# [Exercise brief]
Take the listing from its first line through the line that contains "ax = fig.add_axes([0, 0, 1, 1])" and please retype those lines exactly, leaving out the pictures.

# [Raw data]
--- Start ---

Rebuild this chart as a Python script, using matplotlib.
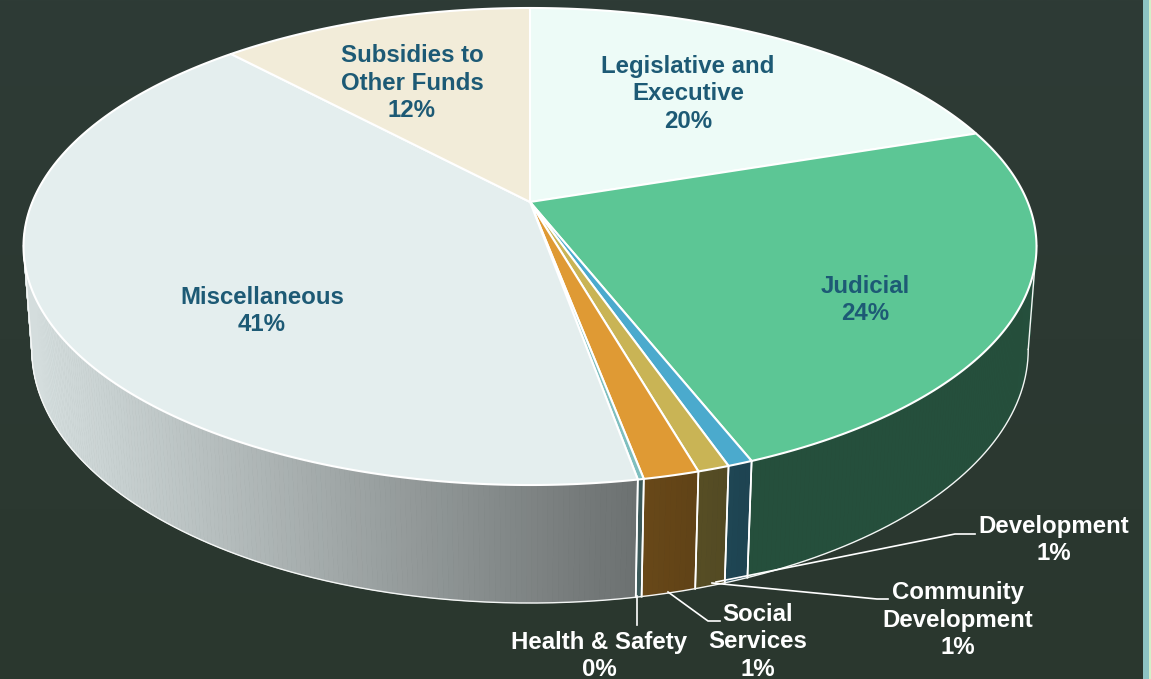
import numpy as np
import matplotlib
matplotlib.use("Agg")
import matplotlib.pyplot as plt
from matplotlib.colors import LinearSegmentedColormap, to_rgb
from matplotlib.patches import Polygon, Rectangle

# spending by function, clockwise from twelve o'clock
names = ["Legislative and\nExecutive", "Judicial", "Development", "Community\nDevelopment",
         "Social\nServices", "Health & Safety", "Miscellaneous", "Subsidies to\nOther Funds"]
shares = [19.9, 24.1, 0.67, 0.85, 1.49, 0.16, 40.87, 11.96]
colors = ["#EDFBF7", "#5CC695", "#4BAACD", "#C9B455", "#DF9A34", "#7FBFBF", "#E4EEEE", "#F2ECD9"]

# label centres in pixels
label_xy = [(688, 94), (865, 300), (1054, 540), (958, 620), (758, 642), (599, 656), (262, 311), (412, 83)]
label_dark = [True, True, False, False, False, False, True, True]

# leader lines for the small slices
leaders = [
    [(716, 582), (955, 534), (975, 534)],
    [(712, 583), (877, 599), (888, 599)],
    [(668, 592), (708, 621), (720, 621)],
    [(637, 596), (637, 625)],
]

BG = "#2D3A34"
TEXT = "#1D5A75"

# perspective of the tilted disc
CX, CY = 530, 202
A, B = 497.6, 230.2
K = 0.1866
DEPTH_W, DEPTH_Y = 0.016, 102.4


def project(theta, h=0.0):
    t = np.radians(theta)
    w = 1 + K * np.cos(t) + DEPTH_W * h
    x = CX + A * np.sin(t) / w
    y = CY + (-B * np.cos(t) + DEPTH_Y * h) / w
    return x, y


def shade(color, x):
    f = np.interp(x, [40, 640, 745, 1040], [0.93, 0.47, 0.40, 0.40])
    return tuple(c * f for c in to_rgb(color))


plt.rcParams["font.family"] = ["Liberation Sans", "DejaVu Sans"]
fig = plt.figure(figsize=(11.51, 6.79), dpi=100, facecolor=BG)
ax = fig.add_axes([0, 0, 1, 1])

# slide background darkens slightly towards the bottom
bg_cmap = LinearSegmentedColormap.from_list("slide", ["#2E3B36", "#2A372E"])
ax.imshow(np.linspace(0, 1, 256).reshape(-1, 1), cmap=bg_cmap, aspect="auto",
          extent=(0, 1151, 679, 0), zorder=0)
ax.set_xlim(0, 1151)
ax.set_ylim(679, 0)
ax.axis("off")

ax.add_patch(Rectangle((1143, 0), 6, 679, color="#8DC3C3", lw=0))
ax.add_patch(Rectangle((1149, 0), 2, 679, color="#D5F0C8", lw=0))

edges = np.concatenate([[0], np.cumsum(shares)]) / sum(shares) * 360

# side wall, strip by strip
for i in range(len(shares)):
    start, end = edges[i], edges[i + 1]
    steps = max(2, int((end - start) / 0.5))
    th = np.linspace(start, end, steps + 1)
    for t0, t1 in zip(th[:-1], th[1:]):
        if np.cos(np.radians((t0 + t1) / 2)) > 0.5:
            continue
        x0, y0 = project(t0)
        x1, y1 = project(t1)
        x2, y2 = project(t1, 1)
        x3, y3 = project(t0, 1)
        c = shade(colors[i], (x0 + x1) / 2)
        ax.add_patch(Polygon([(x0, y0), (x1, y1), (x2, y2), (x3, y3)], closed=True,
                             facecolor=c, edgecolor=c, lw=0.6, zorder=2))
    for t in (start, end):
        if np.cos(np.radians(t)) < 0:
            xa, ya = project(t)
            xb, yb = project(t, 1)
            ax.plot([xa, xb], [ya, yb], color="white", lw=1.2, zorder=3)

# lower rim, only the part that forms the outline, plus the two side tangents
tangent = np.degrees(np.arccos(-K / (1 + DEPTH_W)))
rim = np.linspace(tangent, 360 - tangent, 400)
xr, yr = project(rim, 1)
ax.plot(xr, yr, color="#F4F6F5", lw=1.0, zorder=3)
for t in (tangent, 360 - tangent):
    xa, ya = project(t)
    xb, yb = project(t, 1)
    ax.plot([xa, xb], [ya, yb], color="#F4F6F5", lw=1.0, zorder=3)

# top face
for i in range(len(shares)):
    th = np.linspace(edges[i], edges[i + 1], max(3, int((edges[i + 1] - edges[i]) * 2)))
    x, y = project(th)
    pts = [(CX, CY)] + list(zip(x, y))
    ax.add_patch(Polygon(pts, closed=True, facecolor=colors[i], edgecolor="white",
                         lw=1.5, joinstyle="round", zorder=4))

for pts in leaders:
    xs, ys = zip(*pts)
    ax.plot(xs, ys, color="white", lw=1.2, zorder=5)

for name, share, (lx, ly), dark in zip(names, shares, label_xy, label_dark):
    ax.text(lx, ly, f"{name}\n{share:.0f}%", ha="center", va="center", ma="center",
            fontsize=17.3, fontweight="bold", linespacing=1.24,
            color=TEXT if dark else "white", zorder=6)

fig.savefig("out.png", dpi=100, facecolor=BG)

--- End ---

# [Result of this task]
Rebuild this chart as a Python script, using matplotlib.
import numpy as np
import matplotlib
matplotlib.use("Agg")
import matplotlib.pyplot as plt
from matplotlib.colors import LinearSegmentedColormap, to_rgb
from matplotlib.patches import Polygon, Rectangle

# spending by function, clockwise from twelve o'clock
names = ["Legislative and\nExecutive", "Judicial", "Development", "Community\nDevelopment",
         "Social\nServices", "Health & Safety", "Miscellaneous", "Subsidies to\nOther Funds"]
shares = [19.9, 24.1, 0.67, 0.85, 1.49, 0.16, 40.87, 11.96]
colors = ["#EDFBF7", "#5CC695", "#4BAACD", "#C9B455", "#DF9A34", "#7FBFBF", "#E4EEEE", "#F2ECD9"]

# label centres in pixels
label_xy = [(688, 94), (865, 300), (1054, 540), (958, 620), (758, 642), (599, 656), (262, 311), (412, 83)]
label_dark = [True, True, False, False, False, False, True, True]

# leader lines for the small slices
leaders = [
    [(716, 582), (955, 534), (975, 534)],
    [(712, 583), (877, 599), (888, 599)],
    [(668, 592), (708, 621), (720, 621)],
    [(637, 596), (637, 625)],
]

BG = "#2D3A34"
TEXT = "#1D5A75"

# perspective of the tilted disc
CX, CY = 530, 202
A, B = 497.6, 230.2
K = 0.1866
DEPTH_W, DEPTH_Y = 0.016, 102.4


def project(theta, h=0.0):
    t = np.radians(theta)
    w = 1 + K * np.cos(t) + DEPTH_W * h
    x = CX + A * np.sin(t) / w
    y = CY + (-B * np.cos(t) + DEPTH_Y * h) / w
    return x, y


def shade(color, x):
    f = np.interp(x, [40, 640, 745, 1040], [0.93, 0.47, 0.40, 0.40])
    return tuple(c * f for c in to_rgb(color))


plt.rcParams["font.family"] = ["Liberation Sans", "DejaVu Sans"]
fig = plt.figure(figsize=(11.51, 6.79), dpi=100, facecolor=BG)
ax = fig.add_axes([0, 0, 1, 1])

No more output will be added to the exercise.